__Given exercise__
Transcribe the material in full. Nothing should differ except that the pictures are left out.

__The data__
::::
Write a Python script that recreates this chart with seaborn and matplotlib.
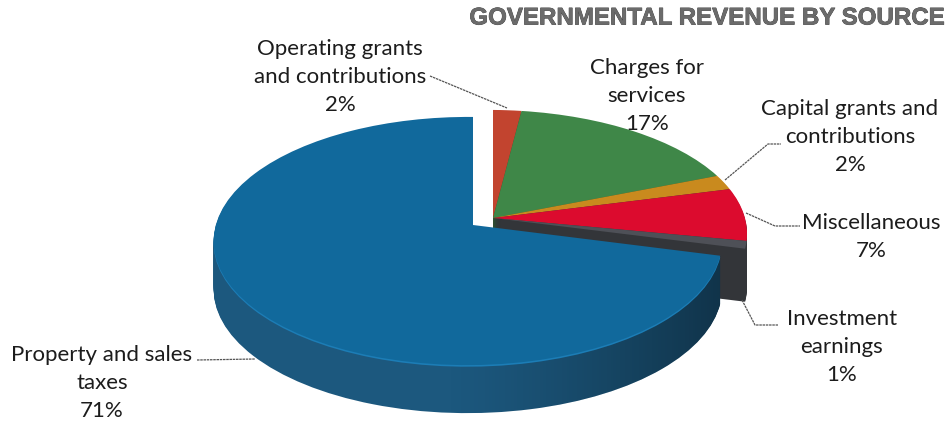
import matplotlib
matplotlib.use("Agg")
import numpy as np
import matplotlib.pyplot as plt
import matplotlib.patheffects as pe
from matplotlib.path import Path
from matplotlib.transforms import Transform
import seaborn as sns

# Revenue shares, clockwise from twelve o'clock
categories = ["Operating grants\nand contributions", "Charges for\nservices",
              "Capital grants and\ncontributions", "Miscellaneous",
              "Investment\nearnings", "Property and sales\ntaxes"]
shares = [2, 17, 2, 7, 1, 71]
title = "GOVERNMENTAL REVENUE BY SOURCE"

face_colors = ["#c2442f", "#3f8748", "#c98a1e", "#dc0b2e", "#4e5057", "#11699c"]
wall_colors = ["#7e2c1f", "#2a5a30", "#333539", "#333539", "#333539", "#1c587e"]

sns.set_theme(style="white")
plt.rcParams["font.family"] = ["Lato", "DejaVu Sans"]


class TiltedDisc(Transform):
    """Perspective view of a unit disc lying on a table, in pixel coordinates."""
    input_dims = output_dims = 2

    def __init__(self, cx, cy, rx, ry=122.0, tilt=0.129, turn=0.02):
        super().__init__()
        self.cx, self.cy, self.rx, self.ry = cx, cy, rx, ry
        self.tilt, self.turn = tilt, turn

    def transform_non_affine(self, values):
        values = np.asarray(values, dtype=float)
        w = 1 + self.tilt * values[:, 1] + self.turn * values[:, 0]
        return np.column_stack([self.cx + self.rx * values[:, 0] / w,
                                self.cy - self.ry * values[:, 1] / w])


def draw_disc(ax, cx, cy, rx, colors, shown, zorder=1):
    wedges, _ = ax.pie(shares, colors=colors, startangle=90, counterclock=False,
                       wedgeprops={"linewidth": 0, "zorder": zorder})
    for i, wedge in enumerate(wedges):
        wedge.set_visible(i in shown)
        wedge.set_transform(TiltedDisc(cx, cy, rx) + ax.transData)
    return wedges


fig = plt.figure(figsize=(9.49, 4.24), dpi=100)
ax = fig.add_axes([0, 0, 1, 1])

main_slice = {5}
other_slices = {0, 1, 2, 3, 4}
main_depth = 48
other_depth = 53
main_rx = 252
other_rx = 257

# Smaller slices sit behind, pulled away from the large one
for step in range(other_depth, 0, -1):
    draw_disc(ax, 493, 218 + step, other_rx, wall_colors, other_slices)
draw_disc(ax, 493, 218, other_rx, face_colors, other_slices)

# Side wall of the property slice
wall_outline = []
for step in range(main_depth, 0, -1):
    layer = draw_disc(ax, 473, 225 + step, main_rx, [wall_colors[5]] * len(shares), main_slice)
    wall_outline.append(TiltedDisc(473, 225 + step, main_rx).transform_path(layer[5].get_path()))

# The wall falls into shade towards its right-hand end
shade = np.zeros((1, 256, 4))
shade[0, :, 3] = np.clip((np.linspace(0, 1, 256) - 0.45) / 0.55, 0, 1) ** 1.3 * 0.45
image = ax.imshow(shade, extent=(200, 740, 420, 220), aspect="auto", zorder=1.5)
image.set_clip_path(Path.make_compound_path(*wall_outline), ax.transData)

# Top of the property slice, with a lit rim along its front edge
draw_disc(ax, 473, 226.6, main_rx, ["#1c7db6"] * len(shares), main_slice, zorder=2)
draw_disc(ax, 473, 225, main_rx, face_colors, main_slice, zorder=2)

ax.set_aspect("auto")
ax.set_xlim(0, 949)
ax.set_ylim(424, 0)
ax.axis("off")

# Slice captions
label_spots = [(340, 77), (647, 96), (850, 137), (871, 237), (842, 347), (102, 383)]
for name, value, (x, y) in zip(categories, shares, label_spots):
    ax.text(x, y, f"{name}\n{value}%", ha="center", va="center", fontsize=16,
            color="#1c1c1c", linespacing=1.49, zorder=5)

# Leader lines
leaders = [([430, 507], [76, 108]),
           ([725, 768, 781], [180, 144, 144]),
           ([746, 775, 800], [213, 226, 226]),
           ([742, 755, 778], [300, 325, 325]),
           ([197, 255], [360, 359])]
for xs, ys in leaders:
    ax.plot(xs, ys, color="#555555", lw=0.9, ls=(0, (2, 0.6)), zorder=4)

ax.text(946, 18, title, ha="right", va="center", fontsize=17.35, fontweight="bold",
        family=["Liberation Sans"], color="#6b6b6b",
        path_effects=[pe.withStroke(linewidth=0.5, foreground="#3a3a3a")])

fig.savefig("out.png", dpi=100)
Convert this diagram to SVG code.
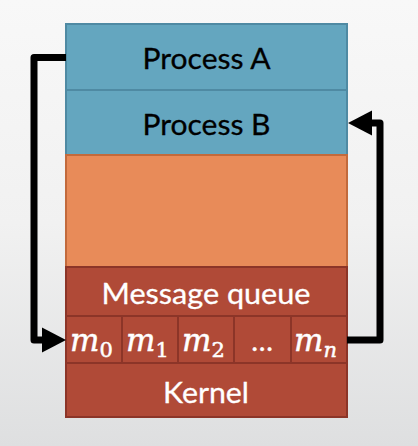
::::
__Written reply__
Write a Python script that recreates this chart with seaborn and matplotlib.
import matplotlib
matplotlib.use("Agg")
import numpy as np
import matplotlib.pyplot as plt
import matplotlib.patheffects as pe
from matplotlib.path import Path
from matplotlib.transforms import Transform
import seaborn as sns

# Revenue shares, clockwise from twelve o'clock
categories = ["Operating grants\nand contributions", "Charges for\nservices",
              "Capital grants and\ncontributions", "Miscellaneous",
              "Investment\nearnings", "Property and sales\ntaxes"]
shares = [2, 17, 2, 7, 1, 71]
title = "GOVERNMENTAL REVENUE BY SOURCE"

face_colors = ["#c2442f", "#3f8748", "#c98a1e", "#dc0b2e", "#4e5057", "#11699c"]
wall_colors = ["#7e2c1f", "#2a5a30", "#333539", "#333539", "#333539", "#1c587e"]

sns.set_theme(style="white")
plt.rcParams["font.family"] = ["Lato", "DejaVu Sans"]


class TiltedDisc(Transform):
    """Perspective view of a unit disc lying on a table, in pixel coordinates."""
    input_dims = output_dims = 2

    def __init__(self, cx, cy, rx, ry=122.0, tilt=0.129, turn=0.02):
        super().__init__()
        self.cx, self.cy, self.rx, self.ry = cx, cy, rx, ry
        self.tilt, self.turn = tilt, turn

    def transform_non_affine(self, values):
        values = np.asarray(values, dtype=float)
        w = 1 + self.tilt * values[:, 1] + self.turn * values[:, 0]
        return np.column_stack([self.cx + self.rx * values[:, 0] / w,
                                self.cy - self.ry * values[:, 1] / w])


def draw_disc(ax, cx, cy, rx, colors, shown, zorder=1):
    wedges, _ = ax.pie(shares, colors=colors, startangle=90, counterclock=False,
                       wedgeprops={"linewidth": 0, "zorder": zorder})
    for i, wedge in enumerate(wedges):
        wedge.set_visible(i in shown)
        wedge.set_transform(TiltedDisc(cx, cy, rx) + ax.transData)
    return wedges


fig = plt.figure(figsize=(9.49, 4.24), dpi=100)
ax = fig.add_axes([0, 0, 1, 1])

main_slice = {5}
other_slices = {0, 1, 2, 3, 4}
main_depth = 48
other_depth = 53
main_rx = 252
other_rx = 257

# Smaller slices sit behind, pulled away from the large one
for step in range(other_depth, 0, -1):
    draw_disc(ax, 493, 218 + step, other_rx, wall_colors, other_slices)
draw_disc(ax, 493, 218, other_rx, face_colors, other_slices)

# Side wall of the property slice
wall_outline = []
for step in range(main_depth, 0, -1):
    layer = draw_disc(ax, 473, 225 + step, main_rx, [wall_colors[5]] * len(shares), main_slice)
    wall_outline.append(TiltedDisc(473, 225 + step, main_rx).transform_path(layer[5].get_path()))

# The wall falls into shade towards its right-hand end
shade = np.zeros((1, 256, 4))
shade[0, :, 3] = np.clip((np.linspace(0, 1, 256) - 0.45) / 0.55, 0, 1) ** 1.3 * 0.45
image = ax.imshow(shade, extent=(200, 740, 420, 220), aspect="auto", zorder=1.5)
image.set_clip_path(Path.make_compound_path(*wall_outline), ax.transData)

# Top of the property slice, with a lit rim along its front edge
draw_disc(ax, 473, 226.6, main_rx, ["#1c7db6"] * len(shares), main_slice, zorder=2)
draw_disc(ax, 473, 225, main_rx, face_colors, main_slice, zorder=2)

ax.set_aspect("auto")
ax.set_xlim(0, 949)
ax.set_ylim(424, 0)
ax.axis("off")

# Slice captions
label_spots = [(340, 77), (647, 96), (850, 137), (871, 237), (842, 347), (102, 383)]
for name, value, (x, y) in zip(categories, shares, label_spots):
    ax.text(x, y, f"{name}\n{value}%", ha="center", va="center", fontsize=16,
            color="#1c1c1c", linespacing=1.49, zorder=5)

# Leader lines
leaders = [([430, 507], [76, 108]),
           ([725, 768, 781], [180, 144, 144]),
           ([746, 775, 800], [213, 226, 226]),
           ([742, 755, 778], [300, 325, 325]),
           ([197, 255], [360, 359])]
for xs, ys in leaders:
    ax.plot(xs, ys, color="#555555", lw=0.9, ls=(0, (2, 0.6)), zorder=4)

ax.text(946, 18, title, ha="right", va="center", fontsize=17.35, fontweight="bold",
        family=["Liberation Sans"], color="#6b6b6b",
        path_effects=[pe.withStroke(linewidth=0.5, foreground="#3a3a3a")])

fig.savefig("out.png", dpi=100)
Convert this diagram to SVG code.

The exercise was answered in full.